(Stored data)
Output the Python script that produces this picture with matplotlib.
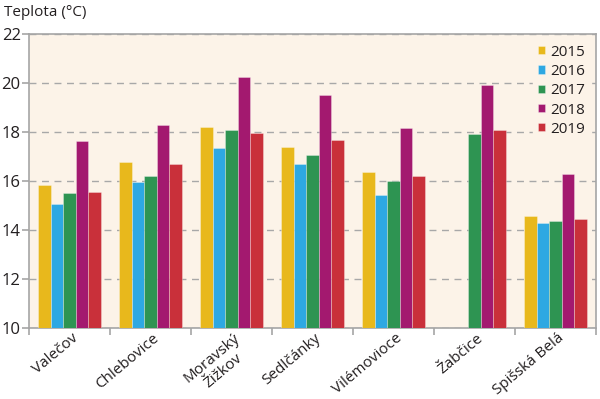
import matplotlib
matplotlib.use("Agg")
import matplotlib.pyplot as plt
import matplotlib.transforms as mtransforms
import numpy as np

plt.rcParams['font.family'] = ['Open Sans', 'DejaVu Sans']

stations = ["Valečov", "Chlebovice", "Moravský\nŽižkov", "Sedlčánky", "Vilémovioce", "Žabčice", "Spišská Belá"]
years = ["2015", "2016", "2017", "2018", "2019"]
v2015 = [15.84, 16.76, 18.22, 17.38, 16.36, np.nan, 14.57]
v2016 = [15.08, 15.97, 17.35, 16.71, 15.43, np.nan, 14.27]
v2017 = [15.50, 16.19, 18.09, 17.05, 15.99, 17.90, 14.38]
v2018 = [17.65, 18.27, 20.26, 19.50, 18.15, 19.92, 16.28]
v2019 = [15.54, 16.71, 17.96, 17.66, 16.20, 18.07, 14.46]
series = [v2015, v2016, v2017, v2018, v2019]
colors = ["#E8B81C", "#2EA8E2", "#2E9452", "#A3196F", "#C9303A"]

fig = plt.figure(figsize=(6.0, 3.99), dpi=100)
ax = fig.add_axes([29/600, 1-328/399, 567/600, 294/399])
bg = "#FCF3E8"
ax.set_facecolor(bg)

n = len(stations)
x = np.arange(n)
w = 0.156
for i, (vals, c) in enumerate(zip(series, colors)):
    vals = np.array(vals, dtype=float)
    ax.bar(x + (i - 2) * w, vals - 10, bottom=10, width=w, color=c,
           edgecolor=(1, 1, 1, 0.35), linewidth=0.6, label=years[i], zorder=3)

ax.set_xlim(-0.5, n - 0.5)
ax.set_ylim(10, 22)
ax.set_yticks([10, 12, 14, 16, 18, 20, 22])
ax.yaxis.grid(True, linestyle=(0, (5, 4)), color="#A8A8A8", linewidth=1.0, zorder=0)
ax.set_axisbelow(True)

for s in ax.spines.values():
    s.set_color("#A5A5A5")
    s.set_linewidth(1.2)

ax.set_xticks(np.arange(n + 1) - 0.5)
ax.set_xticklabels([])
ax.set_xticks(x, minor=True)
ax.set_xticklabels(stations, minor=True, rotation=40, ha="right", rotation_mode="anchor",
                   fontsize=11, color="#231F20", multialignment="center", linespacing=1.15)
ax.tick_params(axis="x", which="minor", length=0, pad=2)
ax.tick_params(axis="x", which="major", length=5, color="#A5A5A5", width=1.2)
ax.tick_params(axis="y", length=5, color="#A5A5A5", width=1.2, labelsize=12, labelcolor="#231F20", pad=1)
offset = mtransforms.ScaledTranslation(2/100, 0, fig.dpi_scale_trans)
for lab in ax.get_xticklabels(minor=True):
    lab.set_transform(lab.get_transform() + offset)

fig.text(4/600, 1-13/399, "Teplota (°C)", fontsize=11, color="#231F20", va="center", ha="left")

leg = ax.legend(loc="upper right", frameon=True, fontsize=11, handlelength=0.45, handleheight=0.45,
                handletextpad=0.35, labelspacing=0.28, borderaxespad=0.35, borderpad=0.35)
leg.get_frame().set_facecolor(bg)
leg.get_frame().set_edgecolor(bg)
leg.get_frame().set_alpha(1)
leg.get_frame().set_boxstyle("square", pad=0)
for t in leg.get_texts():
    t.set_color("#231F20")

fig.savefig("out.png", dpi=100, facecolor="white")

==

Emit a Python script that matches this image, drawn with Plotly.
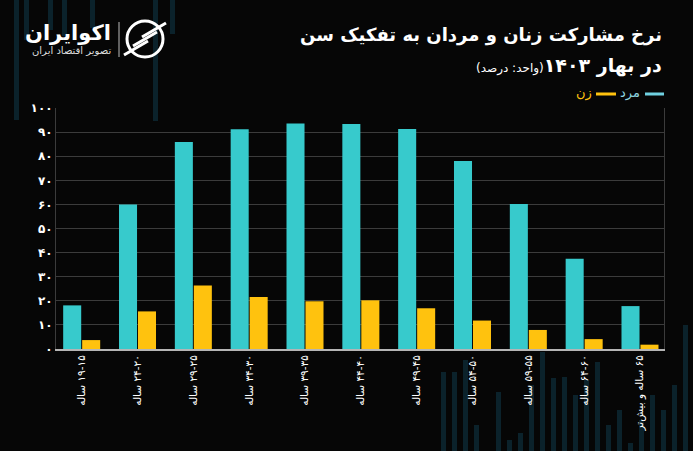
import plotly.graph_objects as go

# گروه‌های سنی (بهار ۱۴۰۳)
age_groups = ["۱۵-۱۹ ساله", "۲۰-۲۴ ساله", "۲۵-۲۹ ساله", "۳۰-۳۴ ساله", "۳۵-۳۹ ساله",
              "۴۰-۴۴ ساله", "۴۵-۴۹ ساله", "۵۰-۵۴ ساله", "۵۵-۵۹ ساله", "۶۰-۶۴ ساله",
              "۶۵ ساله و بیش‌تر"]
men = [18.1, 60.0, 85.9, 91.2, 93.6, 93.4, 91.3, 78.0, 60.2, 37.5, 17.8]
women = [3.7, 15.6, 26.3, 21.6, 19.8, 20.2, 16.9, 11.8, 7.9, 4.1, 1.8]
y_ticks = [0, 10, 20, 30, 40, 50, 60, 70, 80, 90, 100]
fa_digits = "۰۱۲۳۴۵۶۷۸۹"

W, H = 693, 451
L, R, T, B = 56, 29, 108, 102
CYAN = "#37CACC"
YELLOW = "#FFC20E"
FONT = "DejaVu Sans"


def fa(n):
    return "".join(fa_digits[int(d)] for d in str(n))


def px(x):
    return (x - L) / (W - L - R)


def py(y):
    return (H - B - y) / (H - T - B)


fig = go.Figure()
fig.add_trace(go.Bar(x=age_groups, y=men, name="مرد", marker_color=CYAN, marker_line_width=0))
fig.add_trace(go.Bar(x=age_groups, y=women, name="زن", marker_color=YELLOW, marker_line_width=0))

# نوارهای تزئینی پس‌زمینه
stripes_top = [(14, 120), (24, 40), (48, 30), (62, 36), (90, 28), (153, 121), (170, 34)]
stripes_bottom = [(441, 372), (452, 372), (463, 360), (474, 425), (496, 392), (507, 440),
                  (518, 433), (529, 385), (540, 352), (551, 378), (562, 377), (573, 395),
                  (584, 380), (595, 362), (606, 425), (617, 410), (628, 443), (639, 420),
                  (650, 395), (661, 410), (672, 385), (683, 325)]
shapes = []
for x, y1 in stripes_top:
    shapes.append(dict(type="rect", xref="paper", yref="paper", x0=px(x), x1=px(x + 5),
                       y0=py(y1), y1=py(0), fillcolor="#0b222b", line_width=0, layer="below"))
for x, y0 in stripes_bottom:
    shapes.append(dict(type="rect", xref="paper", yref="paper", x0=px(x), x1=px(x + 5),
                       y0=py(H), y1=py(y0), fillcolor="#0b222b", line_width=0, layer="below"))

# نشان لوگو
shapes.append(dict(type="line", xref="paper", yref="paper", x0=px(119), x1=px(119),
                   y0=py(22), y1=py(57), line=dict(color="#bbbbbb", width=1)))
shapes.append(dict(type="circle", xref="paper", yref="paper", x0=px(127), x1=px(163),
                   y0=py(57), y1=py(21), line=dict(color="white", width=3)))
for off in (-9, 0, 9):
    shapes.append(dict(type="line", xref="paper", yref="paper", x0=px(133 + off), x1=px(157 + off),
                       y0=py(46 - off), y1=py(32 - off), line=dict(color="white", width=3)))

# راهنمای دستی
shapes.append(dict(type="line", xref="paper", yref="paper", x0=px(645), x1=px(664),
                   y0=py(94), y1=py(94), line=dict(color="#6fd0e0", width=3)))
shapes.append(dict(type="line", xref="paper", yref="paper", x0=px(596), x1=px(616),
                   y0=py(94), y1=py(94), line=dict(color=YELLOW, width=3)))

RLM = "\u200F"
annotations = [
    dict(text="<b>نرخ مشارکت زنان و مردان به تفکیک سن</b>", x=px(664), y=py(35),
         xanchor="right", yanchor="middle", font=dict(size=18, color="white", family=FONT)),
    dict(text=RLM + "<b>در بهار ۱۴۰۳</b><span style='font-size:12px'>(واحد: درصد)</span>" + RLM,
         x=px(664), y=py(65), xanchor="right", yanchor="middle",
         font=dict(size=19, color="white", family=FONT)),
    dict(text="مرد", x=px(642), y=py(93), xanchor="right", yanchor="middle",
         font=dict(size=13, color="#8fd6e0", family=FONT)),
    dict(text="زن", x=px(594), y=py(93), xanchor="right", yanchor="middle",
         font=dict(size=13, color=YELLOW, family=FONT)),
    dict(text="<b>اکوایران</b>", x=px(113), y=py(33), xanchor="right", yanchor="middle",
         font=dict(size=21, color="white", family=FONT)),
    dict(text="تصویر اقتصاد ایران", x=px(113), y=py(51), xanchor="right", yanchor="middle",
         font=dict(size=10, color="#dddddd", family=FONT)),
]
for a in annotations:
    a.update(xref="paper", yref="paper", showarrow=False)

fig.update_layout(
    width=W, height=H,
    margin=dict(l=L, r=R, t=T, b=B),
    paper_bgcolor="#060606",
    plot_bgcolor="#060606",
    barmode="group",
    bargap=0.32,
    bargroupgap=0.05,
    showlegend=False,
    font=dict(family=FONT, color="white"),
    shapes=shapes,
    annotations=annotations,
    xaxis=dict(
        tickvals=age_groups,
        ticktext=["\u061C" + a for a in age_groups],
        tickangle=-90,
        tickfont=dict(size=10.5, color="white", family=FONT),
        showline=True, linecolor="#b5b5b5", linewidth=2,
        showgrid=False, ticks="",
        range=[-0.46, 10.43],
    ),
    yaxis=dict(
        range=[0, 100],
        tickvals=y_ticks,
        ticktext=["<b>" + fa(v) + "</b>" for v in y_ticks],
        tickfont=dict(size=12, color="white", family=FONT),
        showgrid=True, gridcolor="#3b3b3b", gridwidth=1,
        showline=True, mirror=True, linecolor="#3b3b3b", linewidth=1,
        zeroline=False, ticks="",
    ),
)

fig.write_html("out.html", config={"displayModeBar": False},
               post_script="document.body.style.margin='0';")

## Problem description
In the listing above, find the line with "Output the Python" and the line with "s.set_linewidth(1.2)". Set down both and every line between them, minus the pictures.

## Answer to this exercise
Output the Python script that produces this picture with matplotlib.
import matplotlib
matplotlib.use("Agg")
import matplotlib.pyplot as plt
import matplotlib.transforms as mtransforms
import numpy as np

plt.rcParams['font.family'] = ['Open Sans', 'DejaVu Sans']

stations = ["Valečov", "Chlebovice", "Moravský\nŽižkov", "Sedlčánky", "Vilémovioce", "Žabčice", "Spišská Belá"]
years = ["2015", "2016", "2017", "2018", "2019"]
v2015 = [15.84, 16.76, 18.22, 17.38, 16.36, np.nan, 14.57]
v2016 = [15.08, 15.97, 17.35, 16.71, 15.43, np.nan, 14.27]
v2017 = [15.50, 16.19, 18.09, 17.05, 15.99, 17.90, 14.38]
v2018 = [17.65, 18.27, 20.26, 19.50, 18.15, 19.92, 16.28]
v2019 = [15.54, 16.71, 17.96, 17.66, 16.20, 18.07, 14.46]
series = [v2015, v2016, v2017, v2018, v2019]
colors = ["#E8B81C", "#2EA8E2", "#2E9452", "#A3196F", "#C9303A"]

fig = plt.figure(figsize=(6.0, 3.99), dpi=100)
ax = fig.add_axes([29/600, 1-328/399, 567/600, 294/399])
bg = "#FCF3E8"
ax.set_facecolor(bg)

n = len(stations)
x = np.arange(n)
w = 0.156
for i, (vals, c) in enumerate(zip(series, colors)):
    vals = np.array(vals, dtype=float)
    ax.bar(x + (i - 2) * w, vals - 10, bottom=10, width=w, color=c,
           edgecolor=(1, 1, 1, 0.35), linewidth=0.6, label=years[i], zorder=3)

ax.set_xlim(-0.5, n - 0.5)
ax.set_ylim(10, 22)
ax.set_yticks([10, 12, 14, 16, 18, 20, 22])
ax.yaxis.grid(True, linestyle=(0, (5, 4)), color="#A8A8A8", linewidth=1.0, zorder=0)
ax.set_axisbelow(True)

for s in ax.spines.values():
    s.set_color("#A5A5A5")
    s.set_linewidth(1.2)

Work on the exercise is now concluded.